Posted on December 30, 2013 by Amy Lenzo

Standing in the Light: My Life as a Pantheist
by Sharman Apt Russell
New York: Basic Books, 2008.
Reviewed by John Scull

Standing in the Light I have seldom encountered a book that reflects my worldview as clearly as Standing in the Light: My Life as a pantheist. The book is both a sort of quirky spiritual autobiography and a treatise on the history of Pantheism.

The book follows several different but interrelated threads: On a personal level, she describes her experiences as an on- and off- and on-again Quaker, her personal history living in both urban and rural New Mexico and elsewhere, and accounts of exploring and assisting with research (banding birds) in protected natural areas. Interspersed with these personal stories and reflections she gives us a clear and insightful discussion of pantheism from the early Greeks to the present.

Russell traces the history of pantheism from pre-Socratic Greeks — Thales, Anaximander, Anaximenes, Heraclitus, and Democritus – to Epicurus and the Stoics. She has a fascinating chapter on the Stoic Roman Emperor Marcus Aurelius, whom she sees as one of the first true Pantheists. Early Christianity saw Pantheism as one of the pagan competitors to be suppressed, and pantheists were persecuted for more than 1,000 years, most famously in the execution (by burning at the stake) of Giordano Bruno in 1600.

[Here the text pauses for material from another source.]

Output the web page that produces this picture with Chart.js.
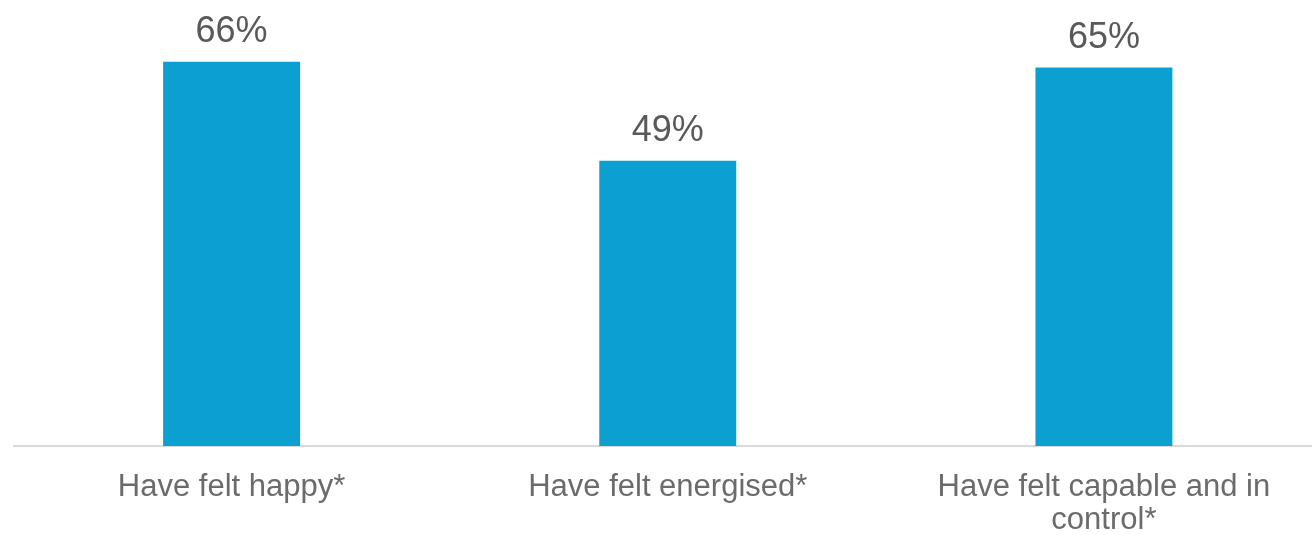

The next hero of Pantheism was Baruch Spinoza in the 17th Century. He was excommunicated by the Jewish establishment as well as rejected by both Protestants and Catholics. Spinoza attended Quaker meetings, corresponded with Margaret Fell, incorporated many Quaker perspectives in his work, and his writings had some influence on Quakerism. But Spinoza was even more blunt and plain-spoken than the Quakers and their ideas were not nearly radical enough for Spinoza.

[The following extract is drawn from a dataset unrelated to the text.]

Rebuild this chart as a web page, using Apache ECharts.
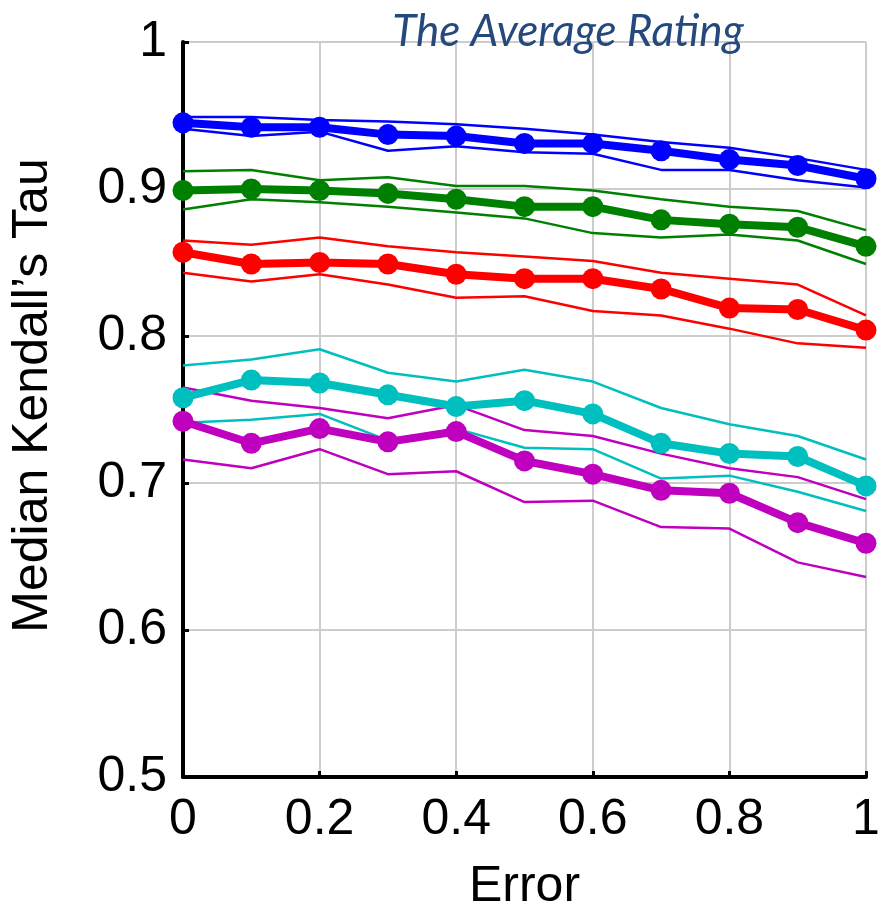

Next in the Pantheist history were the Romantic poets, Goethe, Coleridge, Wordsworth, Blake, and others. Then came the Transcendentalists Ralph Waldo Emerson and Henry David Thoreau, the poet Walt Whitman, and the naturalist John Muir. More controversially, she suggests that D.H. Lawrence and Virginia Woolf were also Pantheists.

Her history of Pantheism ends with a quote from poet Robinson Jeffers, a summary of contemporary Pantheism:

“I believe that the universe is one being, all its parts are different expressions of the same energy, and they are all in communication with each other, therefore parts of one organic whole. … The whole is in all its parts so beautiful, and is felt by me so intensely in earnest, that I am compelled to love it and to think of it as divine.”

Russell wraps up the discussion of pantheism by relating it to Daoism and Buddhism and a number of other contemporary writers who share her views: Fritjof Capra, Stephen Harding, George Sessions, Barbara McClintock, Ursula Goodenough, Thomas Berry, and Annie Dillard. At the end of the spiritual journey described in the book she realizes that when she is in the natural world she is in the mind and body of God, and she returns to her Quaker meeting with this new understanding.

This very readable book puts us in touch with scientific pantheism, a spiritual tradition that brings together ecology (both deep and scientific) and mysticism. Sharman beautifully weaves together her personal journey, the history of these ideas, and the ecological crisis in the modern world.